_TASK DETAILS_
Scan the following material for the string "with" and copy each line in which it appears.

╭──

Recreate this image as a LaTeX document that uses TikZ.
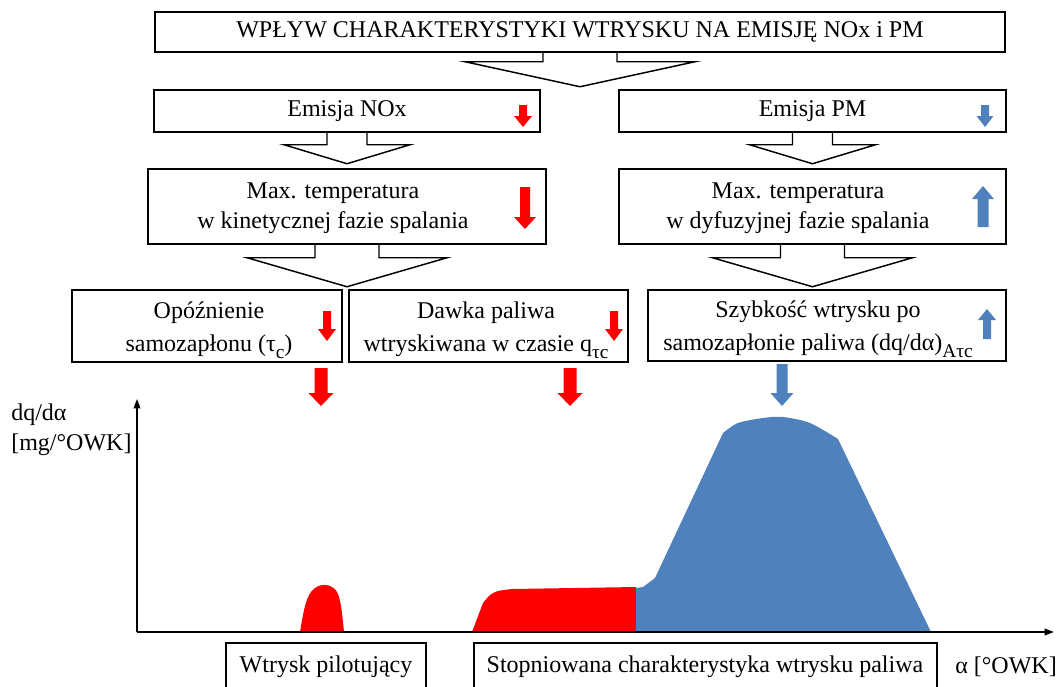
\documentclass[tikz,border=0pt]{standalone}
\usepackage{fontspec}
\setmainfont{Liberation Serif}
\usetikzlibrary{calc,arrows.meta}
\definecolor{myred}{RGB}{255,0,0}
\definecolor{myblue}{RGB}{79,129,189}
\newcommand{\mysub}[1]{\raisebox{-0.28em}{\fontsize{14.5}{14.5}\selectfont #1}}
% colored block arrow: x, y start (tail), y head base, y tip, shaft half, head half, colour
\newcommand{\colarr}[7]{\fill[#7] (#1-#5,#2) -- (#1+#5,#2) -- (#1+#5,#3) -- (#1+#6,#3) -- (#1,#4) -- (#1-#6,#3) -- (#1-#5,#3) -- cycle;}
% outlined big arrow from a node anchor: anchor, stem half, stem length, wing half, head length
\newcommand{\bigarr}[5]{\draw[blk] (#1) ++(-#2,0) -- ++(0,#3) -- ++(-#4+#2,0) -- ++(#4,#5) -- ++(#4,-#5) -- ++(-#4+#2,0) -- ++(0,-#3);}
\tikzset{
  box/.style={draw, line width=1.1pt, inner sep=0pt, font=\fontsize{18}{22.5}\selectfont},
  txt/.style={inner sep=0pt, align=center, font=\fontsize{18}{22.5}\selectfont},
  txtb/.style={inner sep=0pt, align=center, font=\fontsize{18}{25}\selectfont},
  blk/.style={line width=1.1pt, line join=miter},
  frame/.style={line width=1.1pt},
  axis/.style={line width=1.1pt, -{Triangle[length=7pt,width=5pt]}}
}
\begin{document}
\begin{tikzpicture}[x=0.75pt,y=-0.75pt]
\useasboundingbox (0,0) rectangle (1061,686);
% boxes
\node[box, minimum width=850*0.75pt, minimum height=40*0.75pt] (title) at (580,32) {WPŁYW CHARAKTERYSTYKI WTRYSKU NA EMISJĘ NOx i PM};
\node[box, minimum width=386*0.75pt, minimum height=42*0.75pt] (nox) at (347,111) {Emisja NOx};
\node[box, minimum width=387*0.75pt, minimum height=42*0.75pt] (pm) at (812.5,111) {Emisja PM};
\node[box, minimum width=398*0.75pt, minimum height=75*0.75pt] (tkin) at (347,206.5) {};
\node[box, minimum width=387*0.75pt, minimum height=75*0.75pt] (tdyf) at (812.5,206.5) {};
\node[txt] (tkinT) at (333,208) {Max. temperatura\\w kinetycznej fazie spalania};
\node[txt] (tdyfT) at (798,208) {Max. temperatura\\w dyfuzyjnej fazie spalania};
\node[box, minimum width=270*0.75pt, minimum height=72*0.75pt] (opoz) at (207,326) {};
\node[box, minimum width=279*0.75pt, minimum height=72*0.75pt] (dawka) at (488.5,326) {};
\node[box, minimum width=358*0.75pt, minimum height=71*0.75pt] (szyb) at (827,325.5) {};
\node[txtb] (opozT) at (209,330) {Opóźnienie\\samozapłonu (τ\mysub{c})};
\node[txtb] (dawkaT) at (486,330) {Dawka paliwa\\wtryskiwana w czasie q\mysub{τc}};
\node[txtb] (szybT) at (818,329) {Szybkość wtrysku po\\samozapłonie paliwa (dq/dα)\mysub{Aτc}};
% outlined big arrows
\bigarr{title.south}{37}{9}{115}{25}
\bigarr{nox.south}{20}{12}{63}{19}
\bigarr{pm.south}{20}{12}{63}{19}
\bigarr{tkin.south}{32}{13}{100}{29}
\bigarr{tdyf.south}{32}{13}{100}{29}
% small coloured arrows
\colarr{523}{105}{116}{127}{4}{9}{myred}
\colarr{985}{105}{116}{127}{4}{8.5}{myblue}
\colarr{525}{187}{217}{229}{5}{11}{myred}
\colarr{983}{227}{199}{186}{5.5}{11}{myblue}
\colarr{327}{311}{329}{341}{4}{9}{myred}
\colarr{614}{311}{329}{341}{4}{9}{myred}
\colarr{987}{339}{320}{309}{4}{9}{myblue}
% big coloured arrows
\colarr{321}{368}{393}{406}{6.5}{12.5}{myred}
\colarr{570}{368}{393}{406}{6.5}{12.5}{myred}
\colarr{782}{364}{393}{406}{5.5}{11.5}{myblue}
% chart shapes
\fill[myred] plot[smooth, tension=0.6] coordinates {(300,632) (305,606) (311,592) (320,585.5) (330,586) (337,592) (341,606) (344,632)} -- cycle;
\fill[myred] (472,632) -- plot[smooth, tension=0.5] coordinates {(483,603) (490,595) (498,591) (512,589)} -- (636,587) -- (636,632) -- cycle;
\fill[myblue] (636,632) -- (636,588) -- (643,587) -- (655,578) -- plot[smooth, tension=0.5] coordinates {(723,433) (738,423) (763,418) (783,417) (810,423) (838,439)} -- (931,632) -- cycle;
% axes
\coordinate (o) at (137,632);
\coordinate (ytop) at (137,399);
\coordinate (xend) at (1054,632);
\draw[axis] (o) -- (ytop);
\draw[axis] (o) -- (xend);
\node[txt, align=left, anchor=west] (ylab) at (11,430) {dq/dα\\{[}mg/°OWK{]}};
% bottom labels
\draw[frame] (226,687) -- (226,643) -- (426,643) -- (426,687);
\draw[frame] (474,687) -- (474,643) -- (937,643) -- (937,687);
\node[txt] (pilot) at (326,667) {Wtrysk pilotujący};
\node[txt] (stop) at (705,667) {Stopniowana charakterystyka wtrysku paliwa};
\node[txt, anchor=west] (xlab) at (955,667) {α [°OWK]};
\end{tikzpicture}
\end{document}
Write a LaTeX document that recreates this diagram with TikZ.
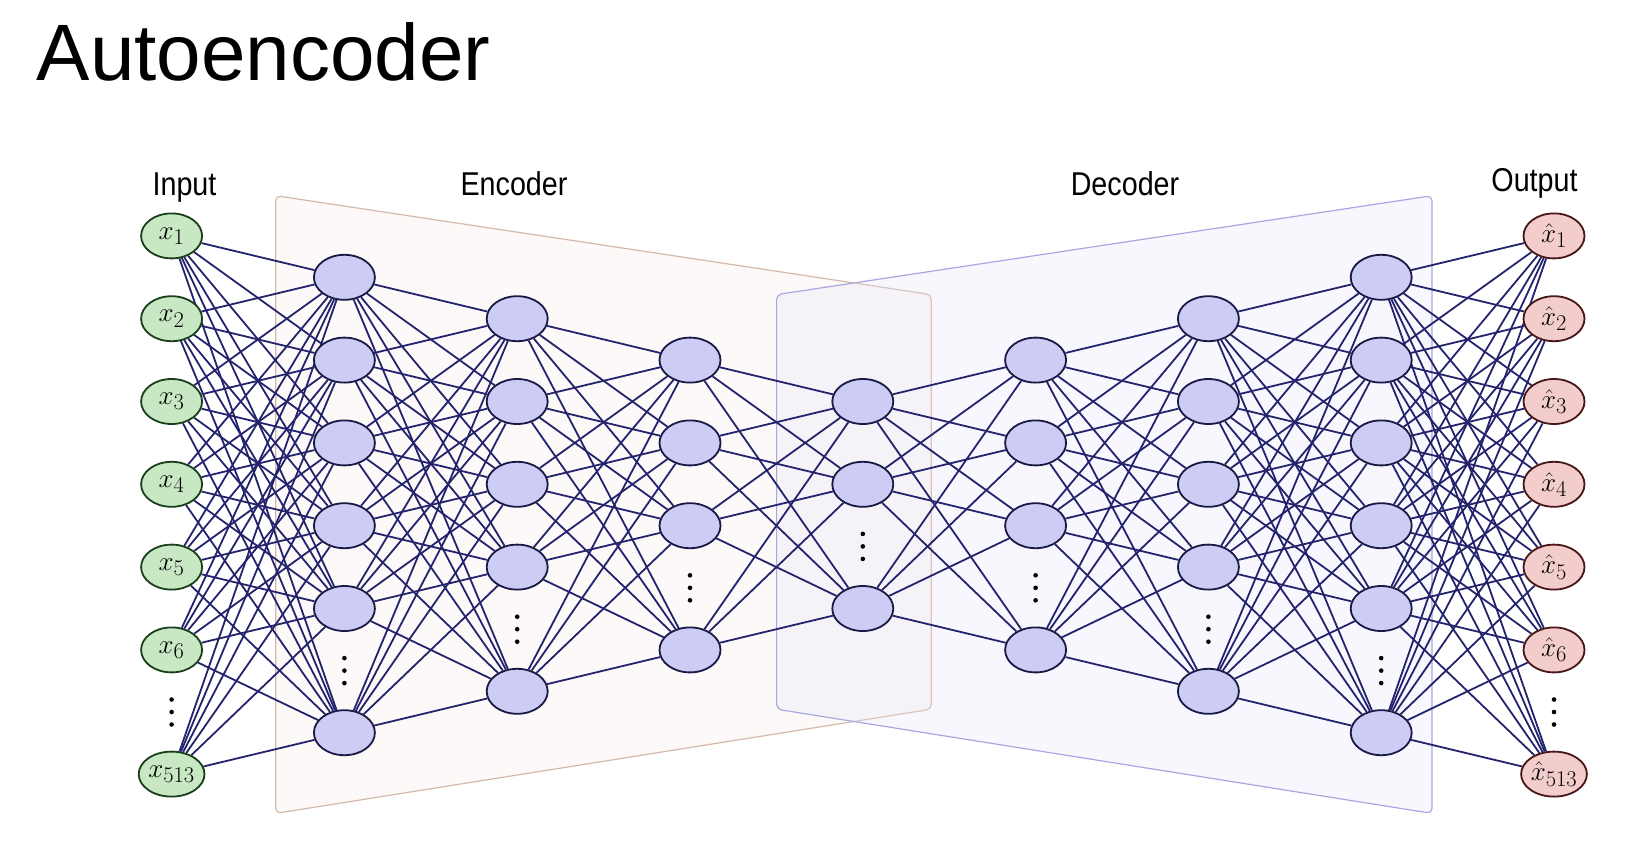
\documentclass[tikz,border=0pt]{standalone}
\usepackage{fontspec}
\usepackage{graphicx}
\newfontfamily\titlefont{Liberation Sans}
\newfontfamily\headfont[FakeStretch=0.87]{Liberation Sans}
\usetikzlibrary{shapes.geometric}

\definecolor{edgecol}{RGB}{35,35,110}
\definecolor{hidfill}{RGB}{204,204,245}
\definecolor{hidline}{RGB}{25,25,70}
\definecolor{infill}{RGB}{200,232,196}
\definecolor{inline}{RGB}{25,62,28}
\definecolor{outfill}{RGB}{243,204,204}
\definecolor{outline}{RGB}{72,22,22}
\definecolor{encfill}{RGB}{242,232,226}
\definecolor{encline}{RGB}{214,184,168}
\definecolor{decfill}{RGB}{228,228,248}
\definecolor{decline}{RGB}{168,168,224}

% neuron labels: math at the largest fixed size, enlarged a little
\newcommand{\nlab}[1]{\scalebox{1.085}{\fontsize{24.88}{30}\selectfont$#1$}}

\pgfdeclarelayer{panels}
\pgfdeclarelayer{edges}
\pgfsetlayers{panels,edges,main}

\tikzset{
  neuron/.style={ellipse, line width=1.8pt, minimum width=61pt, minimum height=45pt,
    inner sep=0pt},
  hid/.style={neuron, draw=hidline, fill=hidfill},
  inp/.style={neuron, draw=inline, fill=infill},
  outp/.style={neuron, draw=outline, fill=outfill},
  edge/.style={draw=edgecol, line width=1.8pt},
  encpanel/.style={draw=encline, fill=encfill, fill opacity=0.25, draw opacity=1,
    line width=1.2pt, rounded corners=5pt},
  decpanel/.style={draw=decline, fill=decfill, fill opacity=0.28, draw opacity=1,
    line width=1.2pt, rounded corners=5pt},
  heading/.style={font=\headfont\fontsize{33}{38}\selectfont, anchor=base, inner sep=0pt},
  vdot/.style={fill=black}
}

\begin{document}
\begin{tikzpicture}[x=1pt, y=-1pt]
  \useasboundingbox (0,0) rectangle (1650,841);

  % title and headings
  \node[anchor=base west, inner sep=0pt, font=\titlefont\fontsize{80}{90}\selectfont]
    (title) at (36.5,80) {Autoencoder};
  \node[heading] (hin)  at (184.5,195) {Input};
  \node[heading] (henc) at (514,195) {Encoder};
  \node[heading] (hdec) at (1125,195) {Decoder};
  \node[heading] (hout) at (1534.5,191.5) {Output};

  % translucent encoder / decoder panels
  \begin{pgfonlayer}{panels}
    \path[encpanel] (275.7,195.7) -- (931.3,294.6) -- (931.3,709.2) -- (275.7,813.4) -- cycle;
    \path[decpanel] (776.6,294.6) -- (1432,195.7) -- (1432,813.4) -- (776.6,709.2) -- cycle;
  \end{pgfonlayer}

  % neurons: layer \i has \n regular units, a gap with dots, then one last unit
  \def\sp{82.8}
  \def\yc{505}
  \foreach \i/\n/\sty in {0/6/inp,1/5/hid,2/4/hid,3/3/hid,4/2/hid,5/3/hid,6/4/hid,7/5/hid,8/6/outp} {
    \pgfmathsetmacro\xx{171.6+172.8*\i}
    \pgfmathsetmacro\yf{\yc-(\n/2+0.25)*\sp}
    \foreach \k in {1,...,\n} {
      \node[\sty] (L\i-\k) at (\xx,{\yf+(\k-1)*\sp})
        {\ifnum\i=0 \nlab{x_{\k}}\fi\ifnum\i=8 \nlab{\hat{x}_{\k}}\fi};
    }
    \pgfmathtruncatemacro\m{\n+1}
    \node[\sty] (L\i-\m) at (\xx,{\yf+(\n+0.5)*\sp})
      {\ifnum\i=0 \nlab{x_{513}}\fi\ifnum\i=8 \nlab{\hat{x}_{513}}\fi};
    \pgfmathsetmacro\yd{\yf+(\n-0.25)*\sp}
    \foreach \d in {-12.5,0,12.5}
      \fill[vdot] (\xx,{\yd+\d}) circle (2.3pt);
  }

  % full connections between neighbouring layers
  \begin{pgfonlayer}{edges}
    \foreach \i/\a/\b in {0/7/6,1/6/5,2/5/4,3/4/3,4/3/4,5/4/5,6/5/6,7/6/7} {
      \pgfmathtruncatemacro\j{\i+1}
      \foreach \p in {1,...,\a}
        \foreach \q in {1,...,\b}
          \draw[edge] (L\i-\p) -- (L\j-\q);
    }
  \end{pgfonlayer}
\end{tikzpicture}
\end{document}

╰──

_RESPONSE TO THIS EXERCISE_
Write a LaTeX document that recreates this diagram with TikZ.
  % neurons: layer \i has \n regular units, a gap with dots, then one last unit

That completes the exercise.